THE EXERCISE:
Where a line contains the word "matplotlib", copy that line.

SUPPLIED DATA:
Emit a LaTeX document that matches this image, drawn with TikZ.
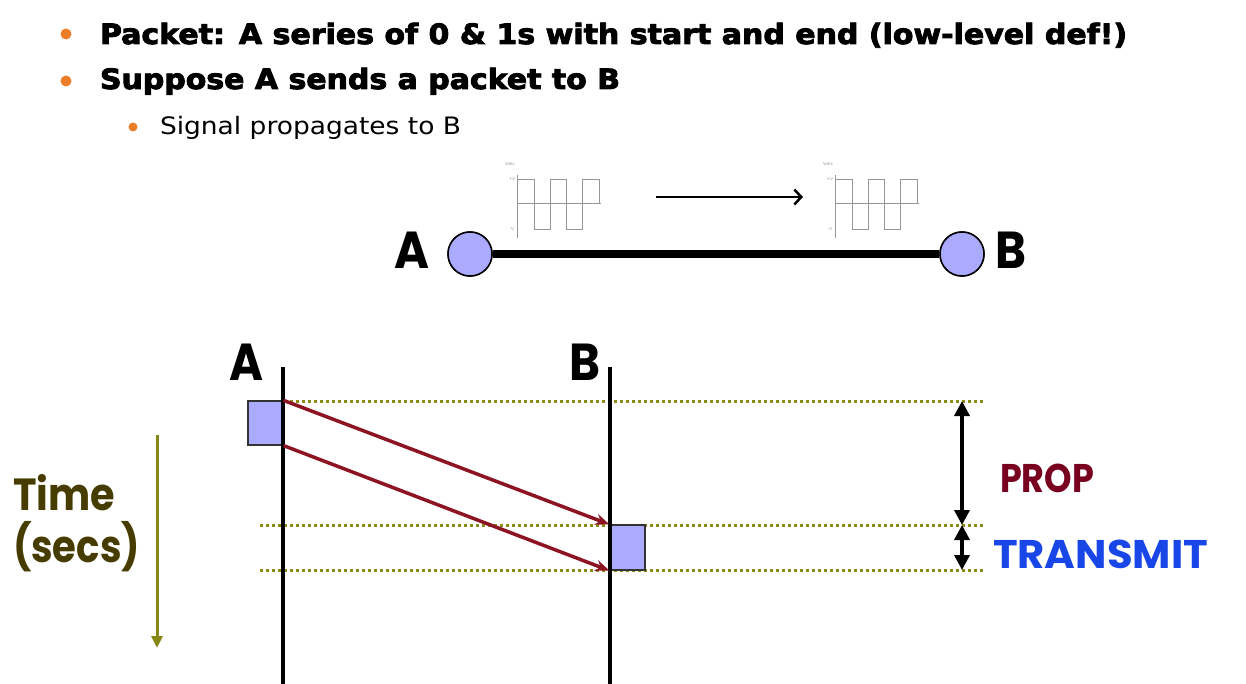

==

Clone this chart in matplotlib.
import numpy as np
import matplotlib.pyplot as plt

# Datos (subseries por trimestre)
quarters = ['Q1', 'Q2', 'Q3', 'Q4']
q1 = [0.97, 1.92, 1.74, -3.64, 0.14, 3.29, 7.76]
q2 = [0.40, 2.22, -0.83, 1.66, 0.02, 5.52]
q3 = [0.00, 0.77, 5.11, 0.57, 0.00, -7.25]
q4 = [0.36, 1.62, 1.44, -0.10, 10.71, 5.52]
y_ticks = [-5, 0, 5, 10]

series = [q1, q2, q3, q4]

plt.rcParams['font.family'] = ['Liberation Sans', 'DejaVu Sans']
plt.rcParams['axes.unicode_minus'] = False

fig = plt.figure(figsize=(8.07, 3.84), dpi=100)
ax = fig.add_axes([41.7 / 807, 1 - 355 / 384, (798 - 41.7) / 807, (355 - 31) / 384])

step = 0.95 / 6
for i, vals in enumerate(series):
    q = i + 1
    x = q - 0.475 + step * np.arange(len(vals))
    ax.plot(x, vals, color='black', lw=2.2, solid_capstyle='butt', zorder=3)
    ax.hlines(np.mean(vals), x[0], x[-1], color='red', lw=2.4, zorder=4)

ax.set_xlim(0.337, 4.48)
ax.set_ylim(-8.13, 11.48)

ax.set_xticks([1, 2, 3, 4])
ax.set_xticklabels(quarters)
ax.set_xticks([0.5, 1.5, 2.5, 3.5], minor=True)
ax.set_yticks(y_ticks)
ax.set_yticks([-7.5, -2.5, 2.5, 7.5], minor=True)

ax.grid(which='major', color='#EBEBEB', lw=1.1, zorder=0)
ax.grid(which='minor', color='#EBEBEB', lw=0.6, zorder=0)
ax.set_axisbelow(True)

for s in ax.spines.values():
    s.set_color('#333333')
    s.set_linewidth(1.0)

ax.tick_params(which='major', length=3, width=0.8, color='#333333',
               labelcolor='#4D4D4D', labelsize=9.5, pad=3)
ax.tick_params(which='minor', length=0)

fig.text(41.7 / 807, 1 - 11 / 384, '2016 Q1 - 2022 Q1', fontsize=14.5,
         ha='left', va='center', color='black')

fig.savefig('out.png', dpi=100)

PROBLEM SOLUTION:
Clone this chart in matplotlib.
import matplotlib.pyplot as plt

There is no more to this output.